**Your objective:** Every line of the material is to be quoted verbatim, minus the pictures.

[START]

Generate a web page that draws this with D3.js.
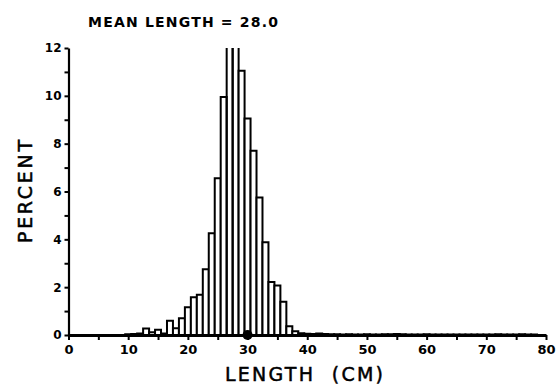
<!DOCTYPE html>
<html>
<head>
<meta charset="utf-8">
<script src="https://cdn.jsdelivr.net/npm/d3@7"></script>
<style>
  html, body { margin: 0; padding: 0; background: #fff; }
  svg { display: block; }
</style>
</head>
<body>
<svg id="chart" width="557" height="384"></svg>
<script>
// ---- data ----
const lengthBins = [10,11,12,13,14,15,16,17,18,19,20,21,22,23,24,25,26,27,28,29,30,31,32,33,34,35,36,37,38,39,40,41,42,43,44,45,46,47,48,49,50,51,52,53,54,55,56,57,58,59,60,61,62,63,64,65,66,67,68,69,70,71,72,73,74,75,76,77,78];
const percentValues = [0.03,0.04,0.06,0.27,0.12,0.22,0.06,0.60,0.28,0.70,1.16,1.58,1.68,2.75,4.25,6.55,9.95,13.8,12.9,11.05,9.05,7.70,5.75,3.88,2.22,2.07,1.39,0.37,0.16,0.07,0.05,0.04,0.06,0.04,0.03,0.03,0.02,0.03,0.02,0.02,0.03,0.02,0.02,0.03,0.03,0.04,0.03,0.02,0.02,0.02,0.03,0.02,0.02,0.02,0.02,0.02,0.02,0.02,0.02,0.02,0.02,0.02,0.03,0.02,0.02,0.02,0.03,0.02,0.02];
const xTickValues = [0,5,10,15,20,25,30,35,40,45,50,55,60,65,70,75,80];
const xTickLabels = ["0","","10","","20","","30","","40","","50","","60","","70","","80"];
const yTickValues = [0,1,2,3,4,5,6,7,8,9,10,11,12];
const yTickLabels = ["0","","2","","4","","6","","8","","10","","12"];
const markerLength = [30];
const titleText = "MEAN LENGTH = 28.0";
const xTitle = "LENGTH  (CM)";
const yTitle = "PERCENT";

// ---- drawing ----
const svg = d3.select("#chart");
const x = d3.scaleLinear().domain([0, 80]).range([68.5, 546]);
const y = d3.scaleLinear().domain([0, 12]).range([335, 48]);
const yMax = 12;

const tickFont = "'DejaVu Sans', sans-serif";

// bars
const bars = svg.append("g");
lengthBins.forEach((b, i) => {
  const v = percentValues[i];
  const x0 = x(b - 0.5), x1 = x(b + 0.5);
  const y0 = y(0);
  let d;
  if (v > yMax) {
    d = `M${x0},${y0}V${y(yMax)}M${x1},${y(yMax)}V${y0}`;
  } else {
    d = `M${x0},${y0}V${y(v)}H${x1}V${y0}`;
  }
  bars.append("path").attr("d", d)
    .attr("fill", "#fff").attr("stroke", "#000")
    .attr("stroke-width", 2).attr("stroke-linejoin", "miter");
});

// x axis
const xAxis = d3.axisBottom(x)
  .tickValues(xTickValues)
  .tickFormat((d, i) => xTickLabels[i])
  .tickSize(5).tickSizeOuter(0).tickPadding(5);
const gx = svg.append("g").attr("transform", `translate(0,${y(0)})`).call(xAxis);
gx.select(".domain").attr("stroke-width", 2.8).attr("stroke", "#000");
gx.selectAll(".tick line").attr("stroke-width", 2).attr("stroke", "#000");
gx.selectAll(".tick text").attr("font-family", tickFont).attr("font-weight", "bold")
  .attr("font-size", 13).attr("fill", "#000");

// y axis
const yAxis = d3.axisLeft(y)
  .tickValues(yTickValues)
  .tickFormat((d, i) => yTickLabels[i])
  .tickSize(4).tickSizeOuter(0).tickPadding(3);
const gy = svg.append("g").attr("transform", `translate(${x(0)},0)`).call(yAxis);
gy.select(".domain").attr("stroke-width", 2.2).attr("stroke", "#000");
gy.selectAll(".tick line").attr("stroke-width", 2).attr("stroke", "#000");
gy.selectAll(".tick text").attr("font-family", tickFont).attr("font-weight", "bold")
  .attr("font-size", 12).attr("fill", "#000");

// marker dot on axis
svg.selectAll("circle.marker").data(markerLength).enter().append("circle")
  .attr("class", "marker")
  .attr("cx", d => x(d)).attr("cy", y(0)).attr("r", 5).attr("fill", "#000");

// title
svg.append("text").attr("x", 88).attr("y", 27)
  .attr("font-family", tickFont).attr("font-weight", "bold").attr("font-size", 14)
  .attr("textLength", 190).attr("lengthAdjust", "spacing")
  .attr("fill", "#000").text(titleText);

// x title
svg.append("text").attr("x", 225).attr("y", 381)
  .attr("font-family", tickFont).attr("font-size", 19)
  .attr("stroke", "#000").attr("stroke-width", 0.5)
  .attr("textLength", 158).attr("lengthAdjust", "spacing")
  .attr("xml:space", "preserve").style("white-space", "pre")
  .attr("fill", "#000").text(xTitle);

// y title
svg.append("text")
  .attr("transform", "translate(32,243) rotate(-90)")
  .attr("font-family", tickFont).attr("font-size", 19)
  .attr("stroke", "#000").attr("stroke-width", 0.5)
  .attr("textLength", 103).attr("lengthAdjust", "spacing")
  .attr("fill", "#000").text(yTitle);
</script>
</body>
</html>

[END]

**Task solution:**
Generate a web page that draws this with D3.js.
<!DOCTYPE html>
<html>
<head>
<meta charset="utf-8">
<script src="https://cdn.jsdelivr.net/npm/d3@7"></script>
<style>
  html, body { margin: 0; padding: 0; background: #fff; }
  svg { display: block; }
</style>
</head>
<body>
<svg id="chart" width="557" height="384"></svg>
<script>
// ---- data ----
const lengthBins = [10,11,12,13,14,15,16,17,18,19,20,21,22,23,24,25,26,27,28,29,30,31,32,33,34,35,36,37,38,39,40,41,42,43,44,45,46,47,48,49,50,51,52,53,54,55,56,57,58,59,60,61,62,63,64,65,66,67,68,69,70,71,72,73,74,75,76,77,78];
const percentValues = [0.03,0.04,0.06,0.27,0.12,0.22,0.06,0.60,0.28,0.70,1.16,1.58,1.68,2.75,4.25,6.55,9.95,13.8,12.9,11.05,9.05,7.70,5.75,3.88,2.22,2.07,1.39,0.37,0.16,0.07,0.05,0.04,0.06,0.04,0.03,0.03,0.02,0.03,0.02,0.02,0.03,0.02,0.02,0.03,0.03,0.04,0.03,0.02,0.02,0.02,0.03,0.02,0.02,0.02,0.02,0.02,0.02,0.02,0.02,0.02,0.02,0.02,0.03,0.02,0.02,0.02,0.03,0.02,0.02];
const xTickValues = [0,5,10,15,20,25,30,35,40,45,50,55,60,65,70,75,80];
const xTickLabels = ["0","","10","","20","","30","","40","","50","","60","","70","","80"];
const yTickValues = [0,1,2,3,4,5,6,7,8,9,10,11,12];
const yTickLabels = ["0","","2","","4","","6","","8","","10","","12"];
const markerLength = [30];
const titleText = "MEAN LENGTH = 28.0";
const xTitle = "LENGTH  (CM)";
const yTitle = "PERCENT";

// ---- drawing ----
const svg = d3.select("#chart");
const x = d3.scaleLinear().domain([0, 80]).range([68.5, 546]);
const y = d3.scaleLinear().domain([0, 12]).range([335, 48]);
const yMax = 12;

const tickFont = "'DejaVu Sans', sans-serif";

// bars
const bars = svg.append("g");
lengthBins.forEach((b, i) => {
  const v = percentValues[i];
  const x0 = x(b - 0.5), x1 = x(b + 0.5);
  const y0 = y(0);
  let d;
  if (v > yMax) {
    d = `M${x0},${y0}V${y(yMax)}M${x1},${y(yMax)}V${y0}`;
  } else {
    d = `M${x0},${y0}V${y(v)}H${x1}V${y0}`;
  }
  bars.append("path").attr("d", d)
    .attr("fill", "#fff").attr("stroke", "#000")
    .attr("stroke-width", 2).attr("stroke-linejoin", "miter");
});

// x axis
const xAxis = d3.axisBottom(x)
  .tickValues(xTickValues)
  .tickFormat((d, i) => xTickLabels[i])
  .tickSize(5).tickSizeOuter(0).tickPadding(5);
const gx = svg.append("g").attr("transform", `translate(0,${y(0)})`).call(xAxis);
gx.select(".domain").attr("stroke-width", 2.8).attr("stroke", "#000");
gx.selectAll(".tick line").attr("stroke-width", 2).attr("stroke", "#000");
gx.selectAll(".tick text").attr("font-family", tickFont).attr("font-weight", "bold")
  .attr("font-size", 13).attr("fill", "#000");

// y axis
const yAxis = d3.axisLeft(y)
  .tickValues(yTickValues)
  .tickFormat((d, i) => yTickLabels[i])
  .tickSize(4).tickSizeOuter(0).tickPadding(3);
const gy = svg.append("g").attr("transform", `translate(${x(0)},0)`).call(yAxis);
gy.select(".domain").attr("stroke-width", 2.2).attr("stroke", "#000");
gy.selectAll(".tick line").attr("stroke-width", 2).attr("stroke", "#000");
gy.selectAll(".tick text").attr("font-family", tickFont).attr("font-weight", "bold")
  .attr("font-size", 12).attr("fill", "#000");

// marker dot on axis
svg.selectAll("circle.marker").data(markerLength).enter().append("circle")
  .attr("class", "marker")
  .attr("cx", d => x(d)).attr("cy", y(0)).attr("r", 5).attr("fill", "#000");

// title
svg.append("text").attr("x", 88).attr("y", 27)
  .attr("font-family", tickFont).attr("font-weight", "bold").attr("font-size", 14)
  .attr("textLength", 190).attr("lengthAdjust", "spacing")
  .attr("fill", "#000").text(titleText);

// x title
svg.append("text").attr("x", 225).attr("y", 381)
  .attr("font-family", tickFont).attr("font-size", 19)
  .attr("stroke", "#000").attr("stroke-width", 0.5)
  .attr("textLength", 158).attr("lengthAdjust", "spacing")
  .attr("xml:space", "preserve").style("white-space", "pre")
  .attr("fill", "#000").text(xTitle);

// y title
svg.append("text")
  .attr("transform", "translate(32,243) rotate(-90)")
  .attr("font-family", tickFont).attr("font-size", 19)
  .attr("stroke", "#000").attr("stroke-width", 0.5)
  .attr("textLength", 103).attr("lengthAdjust", "spacing")
  .attr("fill", "#000").text(yTitle);
</script>
</body>
</html>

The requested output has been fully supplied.